Collective Bargaining Agreement Foo, Part I
As a lawyer by trade, I feel a certain obligation to occasionally provide a little legal analysis, as Wendy Thurm does over at fangraphs.com. However, since I write this blog mainly as a baseball fan, I can’t resist mixing said legal analysis with the kinds of factoids most baseball fans (including this one) love.
Here are some interesting tidbits from the current collective bargaining agreement (2012-2016) between the teams and the players.
During contract negotiations, teams can require a player to appear in person at the team’s offices only once. If so, the team must pay the player first class airfare and hotel accommodations and the regular season meal-and-tip allowance (not surprising that a labor union would require the employer to pay for the player’s reasonable tips to service persons for the meals they eat).
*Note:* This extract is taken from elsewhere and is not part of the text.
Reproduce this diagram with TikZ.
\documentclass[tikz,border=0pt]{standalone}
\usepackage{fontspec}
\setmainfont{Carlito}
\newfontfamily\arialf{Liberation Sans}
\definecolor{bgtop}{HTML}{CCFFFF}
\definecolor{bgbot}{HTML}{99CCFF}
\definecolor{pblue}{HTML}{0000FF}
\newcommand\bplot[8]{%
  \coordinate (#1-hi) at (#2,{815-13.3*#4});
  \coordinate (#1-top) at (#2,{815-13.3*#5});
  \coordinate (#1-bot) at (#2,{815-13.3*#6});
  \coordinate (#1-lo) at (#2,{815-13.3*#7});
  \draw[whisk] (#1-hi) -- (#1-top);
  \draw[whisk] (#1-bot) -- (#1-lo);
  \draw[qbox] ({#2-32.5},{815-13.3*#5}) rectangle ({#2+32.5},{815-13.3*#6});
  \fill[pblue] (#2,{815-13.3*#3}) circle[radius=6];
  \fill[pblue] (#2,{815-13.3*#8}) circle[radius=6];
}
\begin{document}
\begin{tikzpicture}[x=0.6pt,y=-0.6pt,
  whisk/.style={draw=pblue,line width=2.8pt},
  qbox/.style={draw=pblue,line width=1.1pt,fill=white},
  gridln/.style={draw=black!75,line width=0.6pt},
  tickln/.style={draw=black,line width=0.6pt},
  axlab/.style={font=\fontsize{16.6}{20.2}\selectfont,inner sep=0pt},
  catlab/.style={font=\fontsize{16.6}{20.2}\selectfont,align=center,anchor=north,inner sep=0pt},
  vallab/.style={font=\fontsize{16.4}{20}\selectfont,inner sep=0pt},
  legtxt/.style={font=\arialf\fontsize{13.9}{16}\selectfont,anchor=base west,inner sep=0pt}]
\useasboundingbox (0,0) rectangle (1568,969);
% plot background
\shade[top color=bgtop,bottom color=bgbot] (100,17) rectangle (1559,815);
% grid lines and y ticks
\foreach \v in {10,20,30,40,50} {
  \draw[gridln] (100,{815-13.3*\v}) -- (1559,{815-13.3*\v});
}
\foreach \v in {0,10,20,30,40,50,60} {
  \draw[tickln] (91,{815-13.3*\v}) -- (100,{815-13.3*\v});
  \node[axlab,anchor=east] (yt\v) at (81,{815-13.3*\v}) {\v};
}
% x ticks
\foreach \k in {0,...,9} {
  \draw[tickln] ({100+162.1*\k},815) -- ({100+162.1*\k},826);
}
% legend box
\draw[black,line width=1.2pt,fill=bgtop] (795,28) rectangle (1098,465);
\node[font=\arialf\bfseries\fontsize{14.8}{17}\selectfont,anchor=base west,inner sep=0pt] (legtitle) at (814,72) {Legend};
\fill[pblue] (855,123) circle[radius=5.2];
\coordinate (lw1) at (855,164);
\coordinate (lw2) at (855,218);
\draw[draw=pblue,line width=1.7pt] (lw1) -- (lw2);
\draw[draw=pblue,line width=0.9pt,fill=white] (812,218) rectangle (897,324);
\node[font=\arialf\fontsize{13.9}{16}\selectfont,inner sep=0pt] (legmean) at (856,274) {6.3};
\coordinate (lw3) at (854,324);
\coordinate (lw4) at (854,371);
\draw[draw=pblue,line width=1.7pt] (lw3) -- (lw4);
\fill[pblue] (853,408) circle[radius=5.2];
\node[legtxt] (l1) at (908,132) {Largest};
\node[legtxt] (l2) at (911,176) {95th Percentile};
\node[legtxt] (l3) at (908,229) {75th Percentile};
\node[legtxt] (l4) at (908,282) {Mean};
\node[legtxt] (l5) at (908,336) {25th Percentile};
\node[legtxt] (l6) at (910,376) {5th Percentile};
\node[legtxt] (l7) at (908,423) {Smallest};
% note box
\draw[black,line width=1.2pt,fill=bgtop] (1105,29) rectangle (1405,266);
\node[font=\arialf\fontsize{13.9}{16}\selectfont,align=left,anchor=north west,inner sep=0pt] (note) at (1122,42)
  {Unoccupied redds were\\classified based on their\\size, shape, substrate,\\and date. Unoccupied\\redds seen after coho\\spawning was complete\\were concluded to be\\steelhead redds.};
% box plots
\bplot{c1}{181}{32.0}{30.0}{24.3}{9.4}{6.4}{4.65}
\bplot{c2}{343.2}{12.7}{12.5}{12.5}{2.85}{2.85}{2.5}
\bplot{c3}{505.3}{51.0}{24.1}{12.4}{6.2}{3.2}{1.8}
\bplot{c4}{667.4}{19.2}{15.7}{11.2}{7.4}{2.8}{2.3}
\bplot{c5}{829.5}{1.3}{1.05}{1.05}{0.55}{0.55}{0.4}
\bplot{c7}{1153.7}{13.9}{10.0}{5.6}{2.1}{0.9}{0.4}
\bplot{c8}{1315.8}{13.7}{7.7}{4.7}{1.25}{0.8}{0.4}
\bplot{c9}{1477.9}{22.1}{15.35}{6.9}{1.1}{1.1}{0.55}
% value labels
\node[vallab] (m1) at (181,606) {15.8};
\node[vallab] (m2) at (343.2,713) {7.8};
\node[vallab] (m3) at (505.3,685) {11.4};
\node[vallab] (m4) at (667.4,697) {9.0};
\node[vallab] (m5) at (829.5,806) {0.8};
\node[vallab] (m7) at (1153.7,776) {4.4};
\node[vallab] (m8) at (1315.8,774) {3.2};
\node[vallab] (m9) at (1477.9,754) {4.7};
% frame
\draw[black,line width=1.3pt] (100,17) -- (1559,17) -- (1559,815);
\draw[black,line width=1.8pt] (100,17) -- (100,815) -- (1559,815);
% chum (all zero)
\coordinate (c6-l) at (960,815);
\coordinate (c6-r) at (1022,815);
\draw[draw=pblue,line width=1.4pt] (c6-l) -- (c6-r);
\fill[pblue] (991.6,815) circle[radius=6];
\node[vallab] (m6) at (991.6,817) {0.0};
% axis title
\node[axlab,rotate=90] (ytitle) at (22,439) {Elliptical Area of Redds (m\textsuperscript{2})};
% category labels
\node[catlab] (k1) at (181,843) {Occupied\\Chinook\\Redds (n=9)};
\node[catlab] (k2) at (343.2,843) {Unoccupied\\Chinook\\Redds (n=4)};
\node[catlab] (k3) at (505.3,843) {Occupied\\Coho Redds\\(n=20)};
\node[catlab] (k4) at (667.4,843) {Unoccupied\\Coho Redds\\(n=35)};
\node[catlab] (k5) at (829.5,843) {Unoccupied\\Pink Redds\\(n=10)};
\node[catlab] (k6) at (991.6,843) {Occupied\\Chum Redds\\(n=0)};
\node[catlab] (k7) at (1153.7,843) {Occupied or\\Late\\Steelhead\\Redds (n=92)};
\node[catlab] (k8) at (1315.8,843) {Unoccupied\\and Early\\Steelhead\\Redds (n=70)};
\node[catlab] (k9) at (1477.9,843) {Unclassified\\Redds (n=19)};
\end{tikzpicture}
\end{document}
The only thing surprising about this provision is that players can still be required to appear even once in person in an era when the right to have a professional agent conduct the negotiations is so entrenched. This clearly harkens back to the days when teams made players, all of whom are relatively young, come in to negotiate with General Managers who were always older and more far experienced than the players.
The 162-game schedule must be played within 172 to 183 games unless a team starts the season with games played abroad.
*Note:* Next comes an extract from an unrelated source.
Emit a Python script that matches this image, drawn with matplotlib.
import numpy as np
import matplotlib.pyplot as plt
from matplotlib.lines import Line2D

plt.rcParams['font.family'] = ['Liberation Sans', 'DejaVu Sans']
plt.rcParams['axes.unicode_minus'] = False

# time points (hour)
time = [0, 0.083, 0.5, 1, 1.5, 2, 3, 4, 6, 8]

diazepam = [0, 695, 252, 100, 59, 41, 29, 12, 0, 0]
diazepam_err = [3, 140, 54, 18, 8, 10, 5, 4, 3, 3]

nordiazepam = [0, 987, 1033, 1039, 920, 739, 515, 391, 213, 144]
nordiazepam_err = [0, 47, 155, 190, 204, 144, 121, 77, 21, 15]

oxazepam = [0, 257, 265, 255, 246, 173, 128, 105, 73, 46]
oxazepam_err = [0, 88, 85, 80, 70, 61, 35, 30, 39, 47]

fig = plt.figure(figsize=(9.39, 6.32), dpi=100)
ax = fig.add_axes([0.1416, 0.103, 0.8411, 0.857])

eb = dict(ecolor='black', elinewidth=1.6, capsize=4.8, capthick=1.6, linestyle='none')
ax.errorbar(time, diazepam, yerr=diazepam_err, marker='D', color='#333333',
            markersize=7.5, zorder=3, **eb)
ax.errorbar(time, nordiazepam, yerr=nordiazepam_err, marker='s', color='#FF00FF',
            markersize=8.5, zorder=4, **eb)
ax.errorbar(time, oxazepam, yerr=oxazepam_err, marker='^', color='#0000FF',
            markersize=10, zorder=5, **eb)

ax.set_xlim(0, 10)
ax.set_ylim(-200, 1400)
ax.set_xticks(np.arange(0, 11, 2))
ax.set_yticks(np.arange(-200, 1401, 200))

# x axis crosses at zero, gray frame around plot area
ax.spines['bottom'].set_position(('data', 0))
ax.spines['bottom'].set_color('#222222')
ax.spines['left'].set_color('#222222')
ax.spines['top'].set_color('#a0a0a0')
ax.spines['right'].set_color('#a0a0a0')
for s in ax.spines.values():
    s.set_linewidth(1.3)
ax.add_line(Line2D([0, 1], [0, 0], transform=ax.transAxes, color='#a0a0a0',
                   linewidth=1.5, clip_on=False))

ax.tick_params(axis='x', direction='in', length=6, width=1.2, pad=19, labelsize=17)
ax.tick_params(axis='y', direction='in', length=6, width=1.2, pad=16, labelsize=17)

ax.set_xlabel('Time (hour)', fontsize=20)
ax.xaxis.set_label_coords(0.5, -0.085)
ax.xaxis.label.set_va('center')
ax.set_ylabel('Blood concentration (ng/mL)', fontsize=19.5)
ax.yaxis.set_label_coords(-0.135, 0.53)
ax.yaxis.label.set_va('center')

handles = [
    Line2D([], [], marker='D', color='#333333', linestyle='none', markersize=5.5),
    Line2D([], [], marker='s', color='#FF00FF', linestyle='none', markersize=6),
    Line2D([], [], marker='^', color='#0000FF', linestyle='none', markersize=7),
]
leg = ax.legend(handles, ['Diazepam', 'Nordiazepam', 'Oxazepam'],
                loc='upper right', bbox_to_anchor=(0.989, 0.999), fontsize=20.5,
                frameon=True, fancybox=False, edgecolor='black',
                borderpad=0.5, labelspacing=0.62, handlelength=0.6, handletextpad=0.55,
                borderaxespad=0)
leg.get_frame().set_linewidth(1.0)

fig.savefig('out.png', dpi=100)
The rules concerning playing split-game double-headers (fans have to pay twice) after rain-outs are quite detailed. The Red Sox and the Cubs have special provisions that apply only to them in this regard, almost certainly because they play more day games than other teams in the current era.
The collective bargaining agreement (CBA) has provisions regarding what happens when post-season games have to be cancelled that are almost certainly the result of the 1989 Earthquake World Series, when the San Franciso Giants and the Oakland A’s had to take a week off because of the Loma Prieta Earthquake. History does matter; and since the CBA is a mature contract (negotiated and revised many times by now) in a mature industry, the CBA is full of provisions that reflect specific situations that have occurred during the long bargaining history.
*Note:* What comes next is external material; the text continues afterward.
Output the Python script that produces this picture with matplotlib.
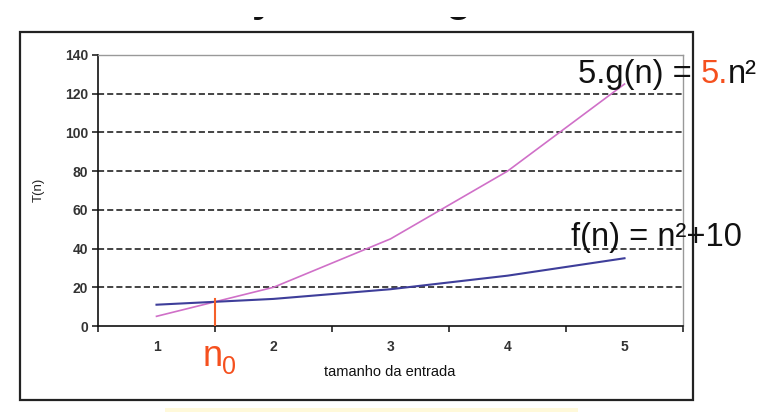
import numpy as np
import matplotlib
matplotlib.use("Agg")
import matplotlib.pyplot as plt
from matplotlib.patches import Rectangle
from matplotlib.font_manager import findfont, FontProperties, get_font

# ---- data ----
categories = [1, 2, 3, 4, 5]
tick_labels = ["1", "2", "3", "4", "5"]
g5_values = [5, 20, 45, 80, 125]      # 5.g(n) = 5.n^2
f_values = [11, 14, 19, 26, 35]       # f(n) = n^2 + 10
n0_x = 1.5
n0_top = 14
y_ticks = [0, 20, 40, 60, 80, 100, 120, 140]

FONT = "Liberation Sans"
plt.rcParams["font.family"] = [FONT, "DejaVu Sans"]

W, H = 781, 412
fig = plt.figure(figsize=(W / 100, H / 100), dpi=100)
fig.patch.set_facecolor("white")

def fx(px):
    return px / W

def fy(py):
    return 1 - py / H

ax = fig.add_axes([fx(98), fy(326), (683 - 98) / W, (326 - 55) / H])

ax.plot(categories, g5_values, color="#D070C8", lw=1.2, zorder=3)
ax.plot(categories, f_values, color="#3E3E9A", lw=1.5, zorder=3)
ax.plot([n0_x, n0_x], [0, n0_top], color="#F5602A", lw=1.5, zorder=4)

ax.set_xlim(0.5, 5.5)
ax.set_ylim(0, 140)

ax.set_xticks(np.arange(0.5, 5.6, 1.0))
ax.set_xticklabels([])
ax.set_xticks(categories, minor=True)
ax.set_xticklabels(tick_labels, minor=True)
ax.tick_params(axis="x", which="major", direction="out", length=4, width=1.1, color="#111")
ax.tick_params(axis="x", which="minor", length=0, pad=10, labelsize=10, labelcolor="#333")
ax.set_yticks(y_ticks)
ax.tick_params(axis="y", direction="out", length=4, width=1.1, color="#111", pad=3,
               labelsize=10, labelcolor="#333")
for lab in ax.get_xticklabels(minor=True) + ax.get_yticklabels():
    lab.set_fontweight("bold")

ax.set_axisbelow(True)
ax.grid(axis="y", color="#111", linestyle=(0, (4, 2)), linewidth=1.1)
gl = ax.get_ygridlines()
gl[0].set_visible(False)
gl[-1].set_visible(False)

for s in ["left", "bottom"]:
    ax.spines[s].set_color("#111")
    ax.spines[s].set_linewidth(1.2)
for s in ["top", "right"]:
    ax.spines[s].set_color("#999")
    ax.spines[s].set_linewidth(1.0)

# axis labels
fig.text(fx(39), fy(190), "T(n)", rotation=90, ha="center", va="center",
         fontsize=9.5, color="#222")
fig.text(fx(390), fy(372), "tamanho da entrada", ha="center", va="center",
         fontsize=10.5, color="#111")

# multi-coloured annotations
def advance(s, size):
    f = get_font(findfont(FontProperties(family=FONT)))
    f.set_size(size, 100)
    return sum(f.load_char(ord(c)).linearHoriAdvance / 65536 for c in s)

def colored(x_px, base_px, parts, size):
    x = x_px
    for s, c in parts:
        fig.text(fx(x), fy(base_px), s, color=c, fontsize=size, ha="left",
                 va="baseline", zorder=6)
        x += advance(s, size)

BLACK = "#111"
RED = "#F5501E"
colored(578, 83, [("5.g(n) = ", BLACK), ("5.", RED), ("n\u00b2", BLACK)], 23.5)
colored(571, 246, [("f(n) = n\u00b2+10", BLACK)], 23.5)

# n0 label
fig.text(fx(203), fy(366), "n", color=RED, fontsize=26, ha="left", va="baseline")
fig.text(fx(222), fy(374), "0", color=RED, fontsize=18, ha="left", va="baseline")

# cut-off title fragments at the top (only descenders visible, as in the reference)
fig.text(fx(252), fy(11.5), "y", fontsize=30, fontweight="bold", color="#111",
         ha="left", va="baseline", zorder=2)
fig.text(fx(445), fy(11.5), "g", fontsize=30, fontweight="bold", color="#111",
         ha="left", va="baseline", zorder=2)
fig.patches.append(Rectangle((0, fy(16.5)), 1, 16.5 / H, transform=fig.transFigure,
                             facecolor="white", edgecolor="none", zorder=5))

# outer frame
fig.patches.append(Rectangle((fx(20), fy(400)), (693 - 20) / W, (400 - 32) / H,
                             transform=fig.transFigure, fill=False,
                             edgecolor="#222", linewidth=1.6, zorder=5))
# pale yellow strip at bottom
fig.patches.append(Rectangle((fx(165), 0), (578 - 165) / W, 4 / H,
                             transform=fig.transFigure, facecolor="#FFF9DA",
                             edgecolor="none", zorder=5))

fig.savefig("out.png", dpi=100)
In the current CBA, exhibition games (i.e., non-league games) during the regular season are expressly banned. This is interesting because from the advent of professional league baseball in 1871 though at least 1971, exhibition games were a given. Until the late 1880’s, major league teams played at least as many games against non-league opponents as they did against league teams, and, although the number of exhibition games steadily decreased over time, the playing of exhibition games lasted a full 100 hundred years. Needless to say, the exhibition games were essentially unpaid, so it was only a matter of time before the players’ union did away with them.
As of the 2013 season, players get at least one day off during Spring Training. This is hardly surprising, as Spring Training has been starting earlier over time during the last generation. There’s too much money in the game now not to have major league players training nearly year ’round.
For what it’s worth, Spring Training starts in mid-January in Japan’s NPB and South Korea’s KBO. In fact, the KBO players’ association is “investigating” whether the Nexen Heroes set a mandatory work-out day on December 12, 2014 in violation of an agreement not to conduct unpaid training sessions between December 1st and January 15th. Asian culture does not favor strong labor unions fighting hard for workers’ rights, so it’s unclear whether the KBO players’ association will, or even can, file a formal grievance if an agreement has been violated, if a formal written agreement exists.
Throughout baseball, what it comes down to is this: teams want players to train during the off-season, but they don’t want to pay them to do it, particularly given what they now pay players during the regular season. The motivated players train themselves, the unmotivated ones do not, with relatively predictably results.
MLB players have been paid for Spring Training since about 1946, only because a lawyer named Murphy tried to form a ballplayers’ “Guild” to contest some of the grosser abuses teams foisted on players in those days. To this day, the money that players get to attend Spring Training is still called “Murphy Money” in MLB circles. The players also got their first pension benefits as a result of Murphy’s efforts.
I always thought that most off-days in MLB were Mondays and Thursdays simply and solely because they were determined by history to be the worst attendance days (you can make beer out of wheat, and bread out of barley, but the determination of history is that wheat makes better bread, and barley makes better beer). It turns out that the CBA includes terms which also favor these days off.
Under the current CBA, teams can’t start an away game after 5:00 p.m. before a “home” off-day, unless the game is broadcast on national television (i.e., Sunday night Games of the Week). Sundays are the last day when baseball games are routinely scheduled for day-time (typically around 1:00 p.m.) start times. This also explains why almost all day-time mid-week games are played on Wednesdays (since Thursday is typically a day off).
Until night-time baseball became a regular occurrence after WWII, almost all major league games were played with late 3:00 O’clock start times on week days, 1:00 p.m. start times on Saturdays and noon start times for Sunday doubleheaders. As time passed, Sunday has become the only day with regular mid-day start times. However, the CBA rules designed to give players at least one full day off a week in season mean that there will almost always be at least one day-game every week.
As a final note, teams cannot start games before 12 noon more than four times a season, except in circumstances under the both the CBA rules and the economics of MLB which almost never happen.